Budapest (Re)imagined: Creatively Examining Urban Street-Poster Aesthetics in Hungary’s Capital

  • Abstract:

    As an artist I work with city walls. Specifically the printed posters, flyers, and urban ephemera that accumulate on their surfaces. The exterior walls of Budapest are covered with colorful posters, street artwork, advertisements, and other printed matter—in some places centimeters thick. This printed “skin” accumulates particularly on the street-level surfaces of abandoned or derelict buildings which dot the downtown districts. Graffiti artists, advertisers, political sloganists, and other pedestrian voices engage in a discourse: crossing out or altering previously written messages, tearing away and pasting new posters, and otherwise raising a wide variety of personal, public, or existential concerns.
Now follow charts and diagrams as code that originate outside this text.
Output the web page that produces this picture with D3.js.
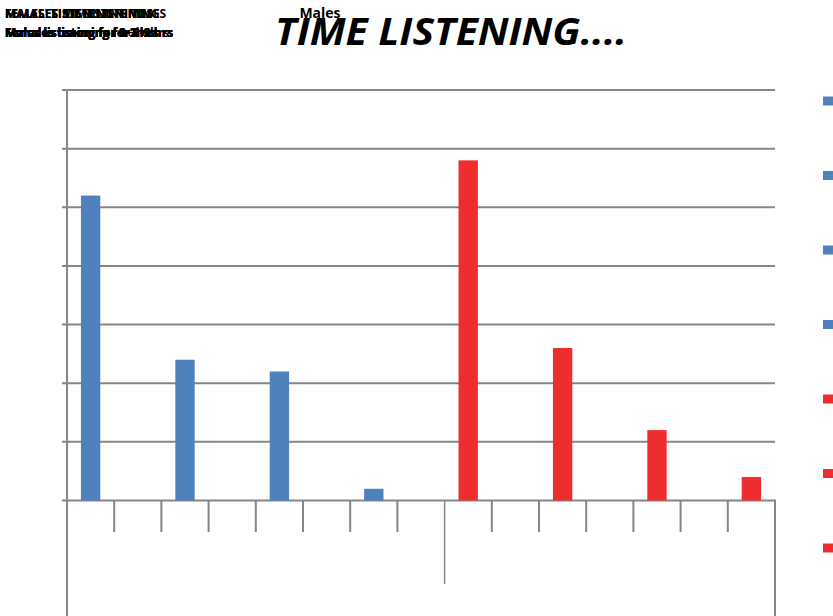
<!DOCTYPE html>
<html>
<head>
<meta charset="utf-8">
<script src="https://cdn.jsdelivr.net/npm/d3@7"></script>
<style>
  html, body { margin: 0; padding: 0; background: #fff; }
  svg { display: block; }
</style>
</head>
<body>
<div id="chart"></div>
<script>
// Series shown as bars, one bar per series
const seriesNames = [
  "Males listening for 0-1 hrs", "Males listening for 1-2 hrs", "Males listening for 2-3 hrs", "Males listening for 3+ hrs",
  "Females listening for 0-1 hrs", "Females listening for 1-2 hrs", "Females listening for 2-3 hrs", "Females listening for 3+ hrs"
];
const seriesValues = [5.2, 2.4, 2.2, 0.2, 5.8, 2.6, 1.2, 0.4];
const seriesGroup = ["Males", "Males", "Males", "Males", "Females", "Females", "Females", "Females"];
const groupNames = ["MALES' LISTENING TIMES", "FEMALES' LISTENING TIMES", "MALES' TIME LISTENING", "FEMALES' TIME LISTENING"];
const yTicks = [0, 1, 2, 3, 4, 5, 6, 7];
const slotCount = 15;

const W = 833, H = 616;
const colors = d3.scaleOrdinal().domain(["Males", "Females"]).range(["#4f81bd", "#ee2e2e"]);

const svg = d3.select("#chart").append("svg").attr("width", W).attr("height", H);

const x = d3.scaleBand().domain(d3.range(slotCount)).range([67, 775]).padding(0);
const y = d3.scaleLinear().domain([0, 7]).range([500.5, 90]);
const barW = x.bandwidth() * 0.41;
const gridColor = "#868686";

// Horizontal gridlines, with a short stub left of the value axis
svg.append("g").selectAll("line").data(yTicks).join("line")
  .attr("x1", 62).attr("x2", 775)
  .attr("y1", d => y(d)).attr("y2", d => y(d))
  .attr("stroke", gridColor).attr("stroke-width", 2);

// Value axis line
svg.append("line")
  .attr("x1", 67).attr("x2", 67).attr("y1", y(7) - 1).attr("y2", H)
  .attr("stroke", gridColor).attr("stroke-width", 2);

// Category axis: short ticks between slots, long tick between groups, outer edge
const boundaries = d3.range(1, slotCount).map(i => x(i));
const groupSplit = 8;
svg.append("g").selectAll("line").data(boundaries).join("line")
  .attr("x1", d => d).attr("x2", d => d)
  .attr("y1", y(0))
  .attr("y2", (d, i) => (i + 1 === groupSplit ? 584 : 532))
  .attr("stroke", gridColor)
  .attr("stroke-width", (d, i) => (i + 1 === groupSplit ? 1.5 : 2));
svg.append("line")
  .attr("x1", 775).attr("x2", 775).attr("y1", y(0) - 1).attr("y2", H)
  .attr("stroke", gridColor).attr("stroke-width", 2);

// Bars, every other slot
svg.append("g").selectAll("rect").data(seriesValues).join("rect")
  .attr("x", (d, i) => x(i * 2) + (x.bandwidth() - barW) / 2)
  .attr("width", barW)
  .attr("y", d => y(d))
  .attr("height", d => y(0) - y(d))
  .attr("fill", (d, i) => colors(seriesGroup[i]));

// Legend on the right edge
const legend = svg.append("g").selectAll("g").data(seriesNames).join("g")
  .attr("transform", (d, i) => `translate(823, ${101 + i * 74.5})`);
legend.append("rect")
  .attr("x", 0).attr("y", -4.5).attr("width", 10).attr("height", 9)
  .attr("fill", (d, i) => colors(seriesGroup[i]));
legend.append("text")
  .attr("x", 14).attr("dy", "0.35em")
  .style("font", "12px 'Open Sans', sans-serif")
  .text(d => d);

// Titles
svg.append("text")
  .attr("x", 320).attr("y", 18).attr("text-anchor", "middle")
  .style("font", "bold 14px 'Open Sans', sans-serif")
  .text("Males");
svg.append("text")
  .attr("x", 275).attr("y", 45)
  .attr("textLength", 352).attr("lengthAdjust", "spacingAndGlyphs")
  .style("font", "italic bold 38px 'Open Sans', sans-serif")
  .text("TIME LISTENING....");

// Stacked label texts in the top-left corner
svg.append("g").selectAll("text").data(groupNames).join("text")
  .attr("x", 5).attr("y", 18)
  .style("font", "bold 12px 'Open Sans', sans-serif")
  .text(d => d);
svg.append("g").selectAll("text").data(seriesNames).join("text")
  .attr("x", 5).attr("y", 37)
  .style("font", "bold 12px 'Open Sans', sans-serif")
  .text(d => d);
</script>
</body>
</html>
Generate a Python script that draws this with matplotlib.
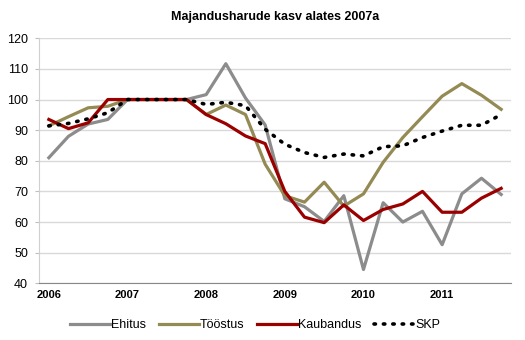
import matplotlib.pyplot as plt
import numpy as np

plt.rcParams['font.family'] = ['Liberation Sans', 'DejaVu Sans']

# quarterly index, 2006 Q1 .. 2011 Q4
years = ['2006', '2007', '2008', '2009', '2010', '2011']
ehitus = [81, 88, 92, 93.5, 100, 100, 100, 100, 101.6, 111.7, 100.5, 91.7,
          67.6, 65, 60.2, 68.6, 44.5, 66.3, 60, 63.5, 52.6, 69.2, 74.3, 69]
toostus = [91.4, 94.4, 97.3, 97.8, 100, 100, 100, 100, 95.1, 98.2, 95.1, 78.9,
           68.6, 66.5, 73, 65.2, 69.2, 79.5, 87.6, 94.4, 101.1, 105.2, 101.4, 96.8]
kaubandus = [93.5, 90.5, 92.4, 100, 100, 100, 100, 100, 95.1, 92.1, 88.1, 85.6,
             70, 61.6, 59.8, 65.6, 60.5, 64.1, 65.9, 70, 63.2, 63.2, 67.8, 71]
skp = [91.4, 92.2, 93.7, 95.7, 100, 100, 100, 100, 98.4, 99.1, 98, 90.3,
       85.4, 82.7, 81.1, 82.2, 81.6, 84.6, 84.9, 87.6, 89.7, 91.6, 91.6, 95.1]

x = np.arange(len(skp))

fig = plt.figure(figsize=(5.25, 3.4), dpi=100)
ax = fig.add_axes([0.0743, 0.1668, 0.899, 0.7206])

ax.plot(x, ehitus, color='#8c8c8c', lw=2.3, label='Ehitus')
ax.plot(x, toostus, color='#948a54', lw=2.3, label='Tööstus')
ax.plot(x, kaubandus, color='#9b0000', lw=2.3, label='Kaubandus')
ax.plot(x, skp, color='black', lw=2.6, ls=(0, (0.4, 2.2)), dash_capstyle='round',
        label='SKP')

ax.set_xlim(-0.5, len(x) - 0.5)
ax.set_ylim(40, 120)
ax.set_yticks(np.arange(40, 121, 10))
ax.yaxis.grid(True, color='#d9d9d9', lw=1)
ax.set_axisbelow(True)

ax.set_xticks(np.arange(0, len(x), 4), labels=years, fontsize=8, fontweight='bold')
ax.tick_params(axis='x', length=0, pad=5)
ax.tick_params(axis='y', length=3, color='#bfbfbf', labelsize=9, pad=5)

for s in ['top', 'right']:
    ax.spines[s].set_visible(False)
ax.spines['left'].set_color('#d0d0d0')
ax.spines['bottom'].set_color('#888888')

ax.set_title('Majandusharude kasv alates 2007a', fontsize=9, fontweight='bold', pad=13)

ax.legend(loc='upper center', bbox_to_anchor=(0.458, -0.10), ncol=4, frameon=False,
          fontsize=9, handlelength=3.2, handletextpad=0.1, columnspacing=1.0)

fig.savefig('out.png', dpi=100)
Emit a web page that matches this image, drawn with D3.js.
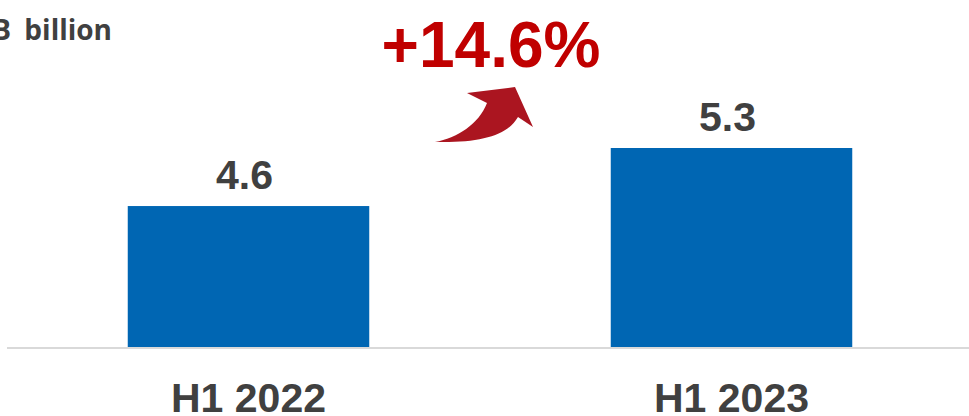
<!DOCTYPE html>
<html>
<head>
<meta charset="utf-8">
<script src="https://cdn.jsdelivr.net/npm/d3@7"></script>
<style>
  html, body { margin: 0; padding: 0; background: #ffffff; }
  svg { display: block; }
</style>
</head>
<body>
<div id="chart"></div>
<script>
  // chart data
  var categories  = ["H1 2022", "H1 2023"];
  var values      = [4.6, 5.3];
  var unitLabel   = "RMB billion";
  var growthLabel = "+14.6%";

  var width  = 969;
  var height = 416;

  var svg = d3.select("#chart").append("svg")
    .attr("width",  width)
    .attr("height", height);

  // band scale for the two periods, value axis does not start at zero
  var x = d3.scaleBand()
    .domain(categories)
    .range([7, 973])
    .paddingInner(0.5)
    .paddingOuter(0.25);

  var y = d3.scaleLinear()
    .domain([2.9, 5.3])
    .range([347, 148]);

  var fmt = d3.format(".1f");

  // bars
  svg.selectAll("rect.bar")
    .data(values)
    .enter()
    .append("rect")
    .attr("class",  "bar")
    .attr("x",      function(v, i) { return x(categories[i]); })
    .attr("y",      function(v)    { return y(v); })
    .attr("width",  x.bandwidth())
    .attr("height", function(v)    { return y(y.domain()[0]) - y(v); })
    .attr("fill",   "#0066b3");

  // baseline
  svg.append("line")
    .attr("x1", x.range()[0])
    .attr("x2", width)
    .attr("y1", y(y.domain()[0]) + 1)
    .attr("y2", y(y.domain()[0]) + 1)
    .attr("stroke", "#d9d9d9")
    .attr("stroke-width", 2);

  // value labels
  svg.selectAll("text.value")
    .data(values)
    .enter()
    .append("text")
    .attr("class", "value")
    .attr("x", function(v, i) { return x(categories[i]) + x.bandwidth() / 2 - 4; })
    .attr("y", function(v)    { return y(v) - 17; })
    .attr("text-anchor", "middle")
    .attr("font-family", "'Liberation Sans', Arial, sans-serif")
    .attr("font-weight", "bold")
    .attr("font-size", 41)
    .attr("fill", "#404040")
    .text(fmt);

  // category labels
  var xAxis = d3.axisBottom(x).tickSize(0).tickPadding(0);
  var axisG = svg.append("g")
    .attr("transform", "translate(0,383)")
    .call(xAxis);
  axisG.select(".domain").remove();
  axisG.selectAll("text")
    .attr("dy", null)
    .attr("y", 29)
    .attr("font-family", "'Liberation Sans', Arial, sans-serif")
    .attr("font-weight", "bold")
    .attr("font-size", 41)
    .attr("fill", "#404040");

  // unit label, partly cut off at the left edge
  svg.append("text")
    .attr("x", 112)
    .attr("y", 40)
    .attr("text-anchor", "end")
    .attr("font-family", "'Open Sans', 'Noto Sans', sans-serif")
    .attr("font-weight", "bold")
    .attr("font-size", 28)
    .attr("word-spacing", 6)
    .attr("fill", "#404040")
    .text(unitLabel);

  // growth label and curved arrow between the bars
  var midX = (x(categories[0]) + x(categories[1]) + x.bandwidth()) / 2;

  svg.append("text")
    .attr("x", midX + 1)
    .attr("y", 67)
    .attr("text-anchor", "middle")
    .attr("font-family", "'Liberation Sans', Arial, sans-serif")
    .attr("font-weight", "bold")
    .attr("font-size", 64)
    .attr("fill", "#c00000")
    .text(growthLabel);

  // arrow shape, drawn relative to the tail point
  var ax = midX - 55, ay = 142;
  var p = d3.path();
  p.moveTo(ax, ay);
  p.bezierCurveTo(ax + 22, ay - 4, ax + 44, ay - 18, ax + 52, ay - 39);
  p.lineTo(ax + 32, ay - 49);
  p.lineTo(ax + 80, ay - 55);
  p.lineTo(ax + 98, ay - 15);
  p.lineTo(ax + 83, ay - 25);
  p.bezierCurveTo(ax + 72, ay - 6, ax + 45, ay + 1, ax, ay);
  p.closePath();

  svg.append("path")
    .attr("d", p.toString())
    .attr("fill", "#ab1520");
</script>
</body>
</html>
My art practice involves exploring the city’s walls and urban spaces, photographing and collecting scraps of torn posters. I then use this documentation as a starting point for exploration: I recontextualize the collected information, often by using traditional poster-printing techniques such as lithography, or silkscreen-printing. Then I reintroduce this transformed information back into the urban environment by pasting my own posters or photographs back into the environment, or by installing larger works or performances in urban settings. I intend my work to function both on a very local level—specifically dealing with Budapest’s unique aesthetic and cultural parameters –but also i intend it to serve as a development in a universal discussion about urban street-level aesthetics, particularly the role that these aesthetics can play in the re-imagining of a city’s identity within its own cultural, national, and global context. I believe that examining this urban discourse through an artistic lens helps us gain profound insights into the continuing development of a city’s identity.